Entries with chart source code
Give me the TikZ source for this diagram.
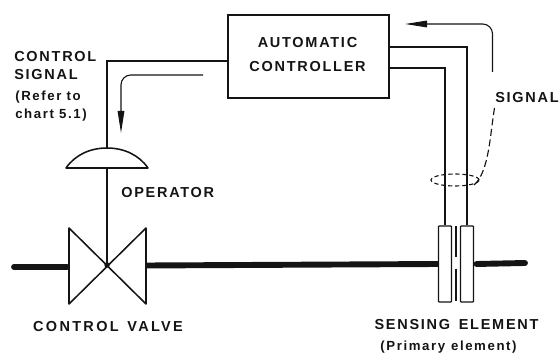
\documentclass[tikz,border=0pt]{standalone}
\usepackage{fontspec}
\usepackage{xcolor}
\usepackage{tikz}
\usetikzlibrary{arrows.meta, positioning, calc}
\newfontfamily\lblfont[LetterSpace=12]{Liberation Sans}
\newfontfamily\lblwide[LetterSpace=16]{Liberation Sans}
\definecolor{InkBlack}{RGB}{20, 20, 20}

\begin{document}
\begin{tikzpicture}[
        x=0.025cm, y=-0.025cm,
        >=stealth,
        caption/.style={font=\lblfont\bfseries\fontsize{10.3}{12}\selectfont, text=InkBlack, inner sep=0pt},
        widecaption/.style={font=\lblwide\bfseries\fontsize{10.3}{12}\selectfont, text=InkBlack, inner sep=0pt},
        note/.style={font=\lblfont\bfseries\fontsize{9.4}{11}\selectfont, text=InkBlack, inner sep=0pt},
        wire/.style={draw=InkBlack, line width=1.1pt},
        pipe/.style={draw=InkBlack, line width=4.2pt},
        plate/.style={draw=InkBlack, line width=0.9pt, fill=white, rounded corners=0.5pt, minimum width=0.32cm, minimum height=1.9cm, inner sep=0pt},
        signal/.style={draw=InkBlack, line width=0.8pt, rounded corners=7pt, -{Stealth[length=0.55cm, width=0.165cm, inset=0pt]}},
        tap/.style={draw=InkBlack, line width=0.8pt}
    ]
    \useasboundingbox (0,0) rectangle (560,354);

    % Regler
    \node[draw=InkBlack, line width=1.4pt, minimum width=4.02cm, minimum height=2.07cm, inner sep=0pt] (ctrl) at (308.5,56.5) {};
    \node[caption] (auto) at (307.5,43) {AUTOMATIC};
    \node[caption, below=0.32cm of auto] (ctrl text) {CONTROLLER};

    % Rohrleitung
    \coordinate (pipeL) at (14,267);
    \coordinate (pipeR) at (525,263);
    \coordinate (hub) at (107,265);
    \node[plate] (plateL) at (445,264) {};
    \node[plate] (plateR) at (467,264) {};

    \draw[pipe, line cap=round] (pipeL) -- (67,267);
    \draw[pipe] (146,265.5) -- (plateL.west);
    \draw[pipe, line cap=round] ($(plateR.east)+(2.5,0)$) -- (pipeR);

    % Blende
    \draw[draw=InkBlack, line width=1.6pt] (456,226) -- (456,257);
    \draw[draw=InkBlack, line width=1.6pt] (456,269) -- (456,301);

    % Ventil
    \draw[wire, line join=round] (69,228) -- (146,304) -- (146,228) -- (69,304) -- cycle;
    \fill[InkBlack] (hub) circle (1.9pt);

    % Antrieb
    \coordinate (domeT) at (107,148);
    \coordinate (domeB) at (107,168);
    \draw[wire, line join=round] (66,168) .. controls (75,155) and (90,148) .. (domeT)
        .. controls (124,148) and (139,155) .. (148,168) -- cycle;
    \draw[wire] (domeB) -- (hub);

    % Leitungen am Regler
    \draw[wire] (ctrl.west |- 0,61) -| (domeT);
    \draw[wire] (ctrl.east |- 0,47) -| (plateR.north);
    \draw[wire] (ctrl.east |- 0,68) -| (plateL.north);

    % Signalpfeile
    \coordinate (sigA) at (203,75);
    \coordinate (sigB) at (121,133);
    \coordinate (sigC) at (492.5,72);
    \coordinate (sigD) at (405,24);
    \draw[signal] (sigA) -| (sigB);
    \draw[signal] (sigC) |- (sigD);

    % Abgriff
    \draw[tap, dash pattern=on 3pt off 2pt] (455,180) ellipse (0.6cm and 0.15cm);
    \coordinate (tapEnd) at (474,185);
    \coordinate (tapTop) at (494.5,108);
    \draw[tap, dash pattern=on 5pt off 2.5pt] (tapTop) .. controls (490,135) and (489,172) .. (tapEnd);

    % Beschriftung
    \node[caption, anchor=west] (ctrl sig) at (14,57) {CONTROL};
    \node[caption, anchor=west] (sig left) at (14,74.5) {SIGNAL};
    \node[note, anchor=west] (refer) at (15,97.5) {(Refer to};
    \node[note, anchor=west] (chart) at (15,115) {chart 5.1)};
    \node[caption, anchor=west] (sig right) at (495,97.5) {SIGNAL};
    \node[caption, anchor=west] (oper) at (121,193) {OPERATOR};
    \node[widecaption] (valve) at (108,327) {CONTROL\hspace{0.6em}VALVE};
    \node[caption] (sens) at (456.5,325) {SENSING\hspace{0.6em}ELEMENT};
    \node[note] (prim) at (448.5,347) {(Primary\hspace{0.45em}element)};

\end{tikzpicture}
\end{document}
* * *
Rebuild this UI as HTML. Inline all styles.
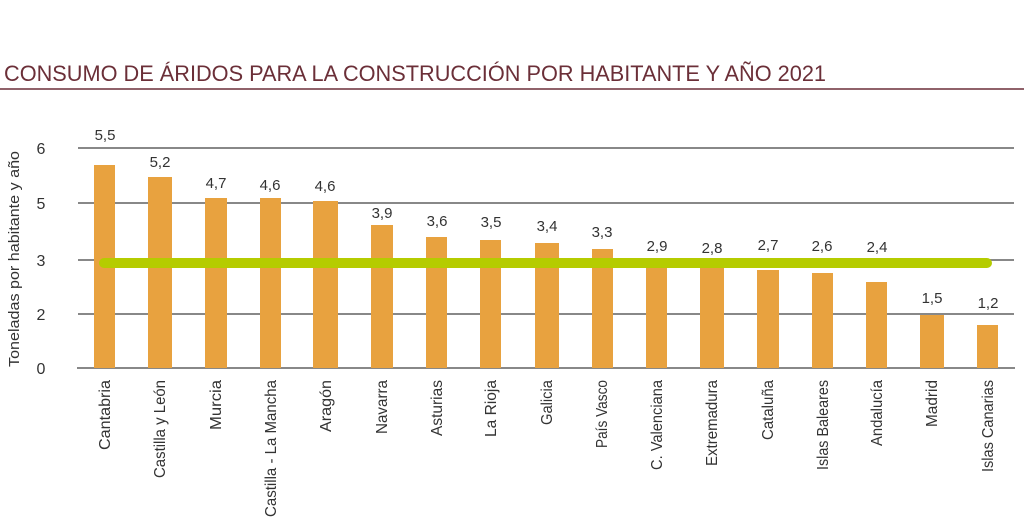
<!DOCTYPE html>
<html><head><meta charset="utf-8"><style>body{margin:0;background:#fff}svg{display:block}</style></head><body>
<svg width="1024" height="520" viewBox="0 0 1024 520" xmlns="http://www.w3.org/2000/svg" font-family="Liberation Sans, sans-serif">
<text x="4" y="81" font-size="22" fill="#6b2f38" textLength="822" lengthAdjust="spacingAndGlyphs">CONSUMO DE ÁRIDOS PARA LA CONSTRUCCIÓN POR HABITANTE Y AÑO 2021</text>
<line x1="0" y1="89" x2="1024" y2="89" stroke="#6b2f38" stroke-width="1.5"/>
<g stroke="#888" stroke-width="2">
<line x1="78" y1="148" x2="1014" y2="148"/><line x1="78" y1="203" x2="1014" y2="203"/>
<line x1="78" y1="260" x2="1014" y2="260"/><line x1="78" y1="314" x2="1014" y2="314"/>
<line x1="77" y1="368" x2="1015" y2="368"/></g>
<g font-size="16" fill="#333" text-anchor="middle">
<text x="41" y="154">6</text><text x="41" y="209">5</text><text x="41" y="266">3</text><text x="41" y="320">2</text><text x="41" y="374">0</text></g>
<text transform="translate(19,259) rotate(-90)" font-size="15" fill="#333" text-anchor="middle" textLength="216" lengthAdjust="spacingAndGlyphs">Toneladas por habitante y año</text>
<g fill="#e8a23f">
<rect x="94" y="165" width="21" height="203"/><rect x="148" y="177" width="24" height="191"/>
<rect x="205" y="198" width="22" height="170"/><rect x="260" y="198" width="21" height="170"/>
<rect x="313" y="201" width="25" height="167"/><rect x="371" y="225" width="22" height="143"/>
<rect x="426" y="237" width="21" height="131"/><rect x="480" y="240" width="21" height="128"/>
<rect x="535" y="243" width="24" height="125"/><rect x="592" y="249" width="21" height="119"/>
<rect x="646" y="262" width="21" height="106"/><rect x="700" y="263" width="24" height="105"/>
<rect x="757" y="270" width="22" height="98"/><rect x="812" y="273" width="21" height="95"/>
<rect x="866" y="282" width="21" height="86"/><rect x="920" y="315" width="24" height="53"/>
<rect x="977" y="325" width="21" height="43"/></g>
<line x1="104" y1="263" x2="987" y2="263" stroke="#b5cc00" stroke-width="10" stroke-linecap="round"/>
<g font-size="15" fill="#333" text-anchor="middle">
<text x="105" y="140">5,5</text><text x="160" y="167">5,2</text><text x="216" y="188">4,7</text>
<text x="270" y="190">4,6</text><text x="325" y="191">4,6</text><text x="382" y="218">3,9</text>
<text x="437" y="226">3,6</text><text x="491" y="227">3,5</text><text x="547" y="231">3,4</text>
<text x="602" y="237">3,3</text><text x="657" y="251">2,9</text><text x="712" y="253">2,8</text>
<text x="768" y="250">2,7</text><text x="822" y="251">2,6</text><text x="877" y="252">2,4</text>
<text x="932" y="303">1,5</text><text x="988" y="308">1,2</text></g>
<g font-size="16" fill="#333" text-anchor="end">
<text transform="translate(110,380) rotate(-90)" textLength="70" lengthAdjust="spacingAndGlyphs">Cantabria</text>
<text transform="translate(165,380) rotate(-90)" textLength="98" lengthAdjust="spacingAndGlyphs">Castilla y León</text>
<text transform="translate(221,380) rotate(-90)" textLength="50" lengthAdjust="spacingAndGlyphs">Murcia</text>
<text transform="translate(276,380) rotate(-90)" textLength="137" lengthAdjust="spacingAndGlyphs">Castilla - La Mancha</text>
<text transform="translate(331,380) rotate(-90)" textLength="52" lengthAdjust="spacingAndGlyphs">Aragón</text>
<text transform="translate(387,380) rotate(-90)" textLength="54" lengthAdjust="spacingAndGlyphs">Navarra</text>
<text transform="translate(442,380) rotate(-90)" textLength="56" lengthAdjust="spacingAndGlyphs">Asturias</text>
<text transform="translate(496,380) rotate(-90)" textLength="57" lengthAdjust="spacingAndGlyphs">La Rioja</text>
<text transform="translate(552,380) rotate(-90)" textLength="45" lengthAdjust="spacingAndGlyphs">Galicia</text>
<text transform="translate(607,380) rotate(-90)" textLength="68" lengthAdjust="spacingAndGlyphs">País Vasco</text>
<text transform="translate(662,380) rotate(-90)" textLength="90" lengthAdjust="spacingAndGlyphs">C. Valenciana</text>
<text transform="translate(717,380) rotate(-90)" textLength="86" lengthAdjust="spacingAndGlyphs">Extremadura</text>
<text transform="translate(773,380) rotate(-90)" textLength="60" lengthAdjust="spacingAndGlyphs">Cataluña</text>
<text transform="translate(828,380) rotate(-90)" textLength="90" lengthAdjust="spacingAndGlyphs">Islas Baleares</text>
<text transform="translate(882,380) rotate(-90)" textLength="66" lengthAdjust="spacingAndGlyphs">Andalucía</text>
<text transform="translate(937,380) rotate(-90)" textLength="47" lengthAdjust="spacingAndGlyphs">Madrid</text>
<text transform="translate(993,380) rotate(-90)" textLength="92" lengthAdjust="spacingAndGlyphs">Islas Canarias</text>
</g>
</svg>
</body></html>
==
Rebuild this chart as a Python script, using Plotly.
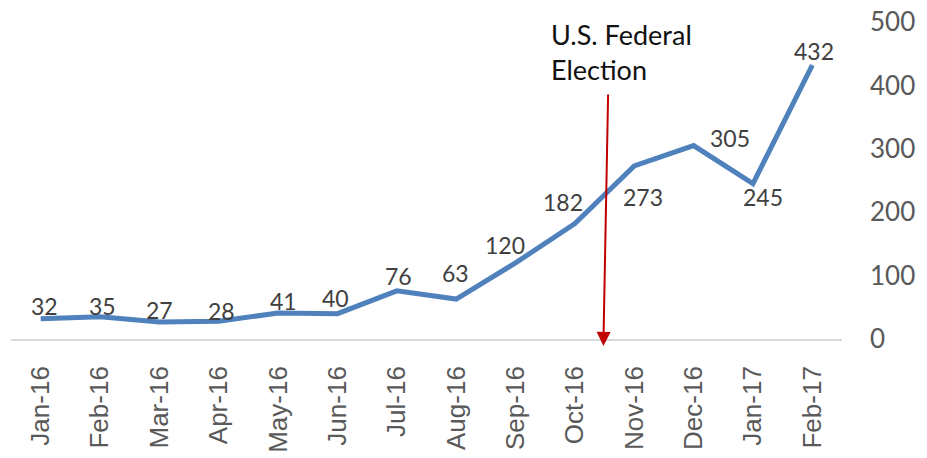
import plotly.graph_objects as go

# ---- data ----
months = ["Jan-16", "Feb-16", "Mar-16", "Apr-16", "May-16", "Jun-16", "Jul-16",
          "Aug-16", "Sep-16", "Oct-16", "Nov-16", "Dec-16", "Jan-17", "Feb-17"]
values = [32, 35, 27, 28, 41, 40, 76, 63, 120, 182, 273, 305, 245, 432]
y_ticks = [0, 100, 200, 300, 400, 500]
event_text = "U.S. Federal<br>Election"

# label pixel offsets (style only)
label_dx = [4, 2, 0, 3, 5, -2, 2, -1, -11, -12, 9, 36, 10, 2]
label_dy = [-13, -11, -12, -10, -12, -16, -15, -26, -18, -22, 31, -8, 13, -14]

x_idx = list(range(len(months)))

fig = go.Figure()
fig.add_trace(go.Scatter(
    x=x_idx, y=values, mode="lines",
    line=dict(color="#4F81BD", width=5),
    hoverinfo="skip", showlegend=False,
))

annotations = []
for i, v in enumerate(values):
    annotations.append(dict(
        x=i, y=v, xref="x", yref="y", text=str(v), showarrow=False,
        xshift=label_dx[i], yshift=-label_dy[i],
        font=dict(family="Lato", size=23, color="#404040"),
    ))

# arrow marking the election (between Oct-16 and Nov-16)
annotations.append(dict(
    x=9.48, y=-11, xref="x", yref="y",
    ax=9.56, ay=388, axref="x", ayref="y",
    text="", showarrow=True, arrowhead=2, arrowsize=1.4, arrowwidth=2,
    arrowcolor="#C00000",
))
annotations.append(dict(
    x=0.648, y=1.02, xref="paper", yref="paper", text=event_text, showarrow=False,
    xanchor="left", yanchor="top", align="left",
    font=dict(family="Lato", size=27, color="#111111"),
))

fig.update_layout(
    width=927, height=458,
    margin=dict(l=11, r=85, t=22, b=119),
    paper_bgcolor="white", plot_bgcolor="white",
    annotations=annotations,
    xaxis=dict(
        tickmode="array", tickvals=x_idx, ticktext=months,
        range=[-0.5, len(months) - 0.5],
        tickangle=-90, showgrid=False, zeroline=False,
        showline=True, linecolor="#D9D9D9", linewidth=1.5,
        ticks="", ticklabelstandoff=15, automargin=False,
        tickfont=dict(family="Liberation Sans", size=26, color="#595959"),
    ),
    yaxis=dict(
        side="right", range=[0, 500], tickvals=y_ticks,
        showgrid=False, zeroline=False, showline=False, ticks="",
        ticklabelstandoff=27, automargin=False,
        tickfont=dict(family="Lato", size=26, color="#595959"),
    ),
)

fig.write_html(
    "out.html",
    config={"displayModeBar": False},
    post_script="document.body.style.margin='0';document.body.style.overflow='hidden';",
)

_What you have to do_
Reply with one number only: how many lines of the listing hold "this"?

_Exercise response_
3